Я знал поэта

На модерации Отложенный

Два месяца назад ко мне неожиданно, без предупреждения пришел Анатолий Генрихович Найман.

Много лет назад он был колумнистом в «Еврейском слове», и тогда мы часто общались. Нередко спорили. Ни с кем еще я не испытывал такого наслаждения в споре: сколько ума, выдержки, разумеется, никакой пены у рта.

Он был русским поэтом. Это была его этничность, его вера. Православие и все прочее — уже логичное следствие.И при этом он был евреем.

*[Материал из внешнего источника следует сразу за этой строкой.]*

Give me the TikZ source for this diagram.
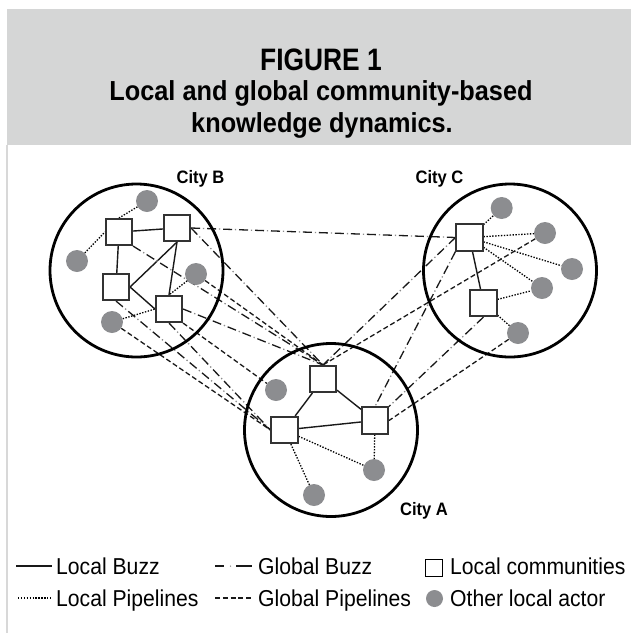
\documentclass[tikz,border=0pt]{standalone}
\usepackage{fontspec}
\setmainfont{Liberation Sans}[FakeStretch=0.92]
\newfontfamily\titlefont{Liberation Sans}[FakeStretch=0.85]
\usetikzlibrary{backgrounds}
\definecolor{headgray}{RGB}{213,214,214}
\definecolor{rulegray}{RGB}{216,216,216}
\definecolor{dotgray}{RGB}{140,141,144}
\tikzset{
  comm/.style={draw=black!80, line width=1.6pt, fill=white, minimum size=26.5pt, inner sep=0pt},
  actor/.style={circle, fill=dotgray, minimum size=22pt, inner sep=0pt},
  city/.style={circle, draw=black, line width=2.8pt, minimum size=173pt, inner sep=0pt},
  citylabel/.style={font=\bfseries\fontsize{18pt}{20pt}\selectfont, anchor=base},
  lbuzz/.style={draw=black!90, line width=1.4pt},
  lpipe/.style={draw=black, line width=1.3pt, dash pattern=on 1.4pt off 1.5pt},
  gpipe/.style={draw=black!90, line width=1.3pt, dash pattern=on 5pt off 2.8pt},
  gbuzz/.style={draw=black!90, line width=1.3pt, dash pattern=on 9pt off 7pt,
    postaction={draw=black!45, line width=1.3pt, dash pattern=on 1.3pt off 14.7pt, dash phase=4.1pt}},
  legtext/.style={font=\fontsize{23pt}{26pt}\selectfont, anchor=base west, inner sep=0pt},
  titletext/.style={anchor=base, inner sep=0pt}
}
\begin{document}
\begin{tikzpicture}[x=1pt,y=-1pt]
\useasboundingbox (0,0) rectangle (631,633);
% header
\fill[headgray] (7,9) rectangle (631,145);
\draw[rulegray, line width=1.5pt] (7,145) -- (7,633);
\node[titletext, font=\titlefont\bfseries\fontsize{31pt}{34pt}\selectfont] (t1) at (321,70) {FIGURE 1};
\node[titletext, font=\bfseries\fontsize{27.5pt}{30pt}\selectfont] (t2) at (321,100) {Local and global community-based};
\node[titletext, font=\bfseries\fontsize{27.5pt}{30pt}\selectfont] (t3) at (322,132) {knowledge dynamics.};

% cities
\node[city] (cityB) at (136.5,270.5) {};
\node[city] (cityC) at (510,270.5) {};
\node[city] (cityA) at (331,430) {};
\node[citylabel] (labB) at (200.5,183) {City B};
\node[citylabel] (labC) at (439.5,183) {City C};
\node[citylabel] (labA) at (424,515) {City A};

% local communities
\node[comm] (B1) at (119,232) {};
\node[comm] (B2) at (177,228) {};
\node[comm] (B3) at (116,287) {};
\node[comm] (B4) at (169,309) {};
\node[comm] (C1) at (469.5,237.5) {};
\node[comm] (C2) at (483.5,303) {};
\node[comm] (A1) at (323,379) {};
\node[comm] (A2) at (284.5,430) {};
\node[comm] (A3) at (375,420.5) {};

% other local actors
\node[actor] (Bd1) at (147,201) {};
\node[actor] (Bd2) at (77,261) {};
\node[actor] (Bd3) at (196,274) {};
\node[actor] (Bd4) at (112,322) {};
\node[actor] (Cd1) at (501.7,208) {};
\node[actor] (Cd2) at (545,233) {};
\node[actor] (Cd3) at (572,269) {};
\node[actor] (Cd4) at (542,288) {};
\node[actor] (Cd5) at (518,333) {};
\node[actor] (Ad1) at (276,390) {};
\node[actor] (Ad2) at (374,470) {};
\node[actor] (Ad3) at (314,495) {};

\begin{scope}[on background layer]
% local buzz
\draw[lbuzz] (B1) -- (B2);
\draw[lbuzz] (B1) -- (B3);
\draw[lbuzz] (B2.south) -- (B3.east);
\draw[lbuzz] (B2.south) -- (B4.north);
\draw[lbuzz] (B3.east) -- (B4.west);
\draw[lbuzz] (C1) -- (C2);
\draw[lbuzz] (A1) -- (A2);
\draw[lbuzz] (A1) -- (A3);
\draw[lbuzz] (A2) -- (A3);
% local pipelines
\draw[lpipe] (Bd1) -- (B1.north);
\draw[lpipe] (Bd2) -- (B1.west);
\draw[lpipe] (Bd3) -- (B4.north);
\draw[lpipe] (Bd4) -- (B4.west);
\draw[lpipe] (C1) -- (Cd1);
\draw[lpipe] (C1) -- (Cd2);
\draw[lpipe] (C1) -- (Cd3);
\draw[lpipe] (C1) -- (Cd4);
\draw[lpipe] (C2) -- (Cd4);
\draw[lpipe] (C2) -- (Cd5);
\draw[lpipe] (A2) -- (Ad2);
\draw[lpipe] (A2) -- (Ad3);
\draw[lpipe] (A3) -- (Ad2);
% global buzz
\draw[gbuzz] (B2.east) -- (C1.west);
\draw[gbuzz] (B2.east) -- (A1.north);
\draw[gbuzz] (B1.south east) -- (A1.north);
\draw[gbuzz] (B4.east) -- (A1.north);
\draw[gbuzz] (B4.south) -- (A2.west);
\draw[gbuzz] (B3.south) -- (A2.west);
\draw[gbuzz] (C1.west) -- (A1.north);
\draw[gbuzz] (C1.south west) -- (A3.north);
\draw[gbuzz] (C2.south) -- (A3.north east);
% global pipelines
\draw[gpipe] (Bd3) -- (A1.north);
\draw[gpipe] (B4.south east) -- (Ad1);
\draw[gpipe] (Bd4) -- (A2.west);
\draw[gpipe] (Cd2) -- (A1.north);
\draw[gpipe] (Cd5) -- (A3.east);
\end{scope}

% legend
\coordinate (l1a) at (16,566);  \coordinate (l1b) at (52,566);
\coordinate (l2a) at (18,598);  \coordinate (l2b) at (52,598);
\coordinate (l3a) at (215,566); \coordinate (l3b) at (252,566);
\coordinate (l4a) at (215,598); \coordinate (l4b) at (253,598);
\draw[lbuzz] (l1a) -- (l1b);
\draw[lpipe] (l2a) -- (l2b);
\draw[draw=black!90, line width=1.3pt, dash pattern=on 9pt off 12pt on 16pt off 10pt] (l3a) -- (l3b);
\fill[black!45] (230.5,566) circle (0.75pt);
\draw[gpipe] (l4a) -- (l4b);
\node[draw=black, line width=1pt, fill=white, minimum size=17pt, inner sep=0pt] (legsq) at (434,568) {};
\node[actor, minimum size=17pt] (legdot) at (434.5,598.5) {};
\node[legtext] (lt1) at (56,574.3) {Local Buzz};
\node[legtext] (lt2) at (56,606.3) {Local Pipelines};
\node[legtext] (lt3) at (258,574.3) {Global Buzz};
\node[legtext] (lt4) at (258,606.3) {Global Pipelines};
\node[legtext] (lt5) at (450,574.3) {Local communities};
\node[legtext] (lt6) at (450,606.3) {Other local actor};
\end{tikzpicture}
\end{document}
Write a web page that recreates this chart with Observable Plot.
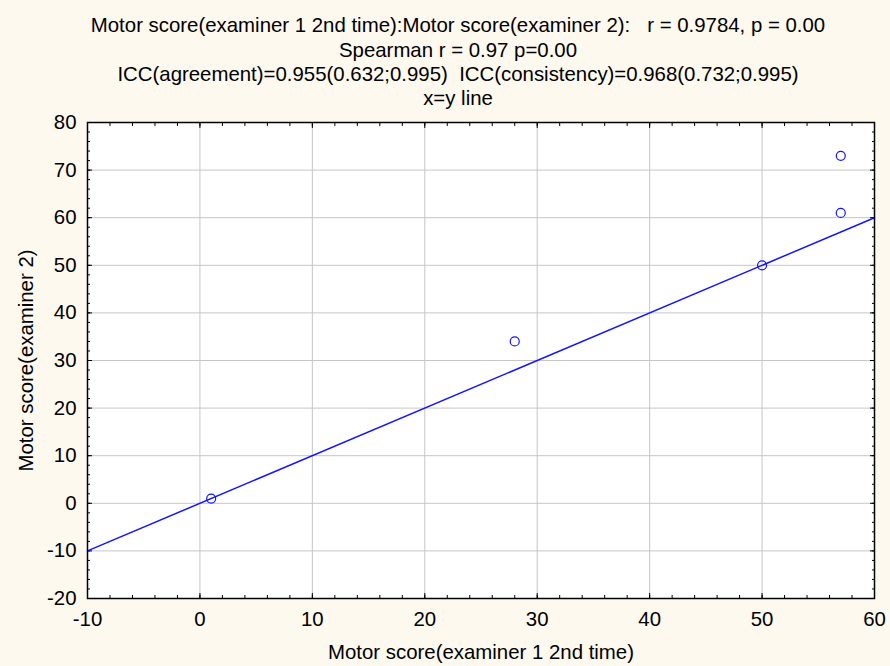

Его волновали еврейские вопросы, еврейские проблемы.На десятилетие «Лехаима», помню, Найман поздравил нас чтением стихов: безо всякой прозы.

***

Я знал четырёх поэтов.
Я их любил до дрожи
губ, языка, гортани,
я задерживал вздох,
едва только чуял где‑то
чистое их дыханье.
Как я любил их, боже,
каждого из четырех!

Первый, со взором Леля,
в нимбе дождя и хмеля,
готику сводов и шпилей
видел в полете пчёл,
лебедя — в зеве котельной,
ангела — в солнечной пыли,
в браке зари и розы
несколько букв прочёл.

Другой, как ворон, был чёрен,
как уличный воздух, волен,
как кровью, был полон речью,
нахохлен и неуклюж,
серебряной бил картечью
с заброшенных колоколен,
и френч его отражался
в ртути бульварных луж.

Третий был в шаге легок,
в слоге противу логик
летуч, подледную музыку
озвучивал наперед
горлом — стройней свирели,
мыслью — пружинней рыбы,
в прыжке за золотом ряби
в кровь разбивающей рот.

Был нежен и щедр последний,
как зелень после потопа,
он сам становился песней,
когда по ночной реке
пускал сиявший кораблик
и, в воду входя ночную,
выныривал из захлеба
с жемчугом на языке.

Оркестр не звучней рояля,
рояль не звучней гитары,
гитара не звонче птицы,
поэта не лучше поэт:
из четырех любому
мне сладко вернуть любовью
то, что любил в начале.
То, чего в слове нет.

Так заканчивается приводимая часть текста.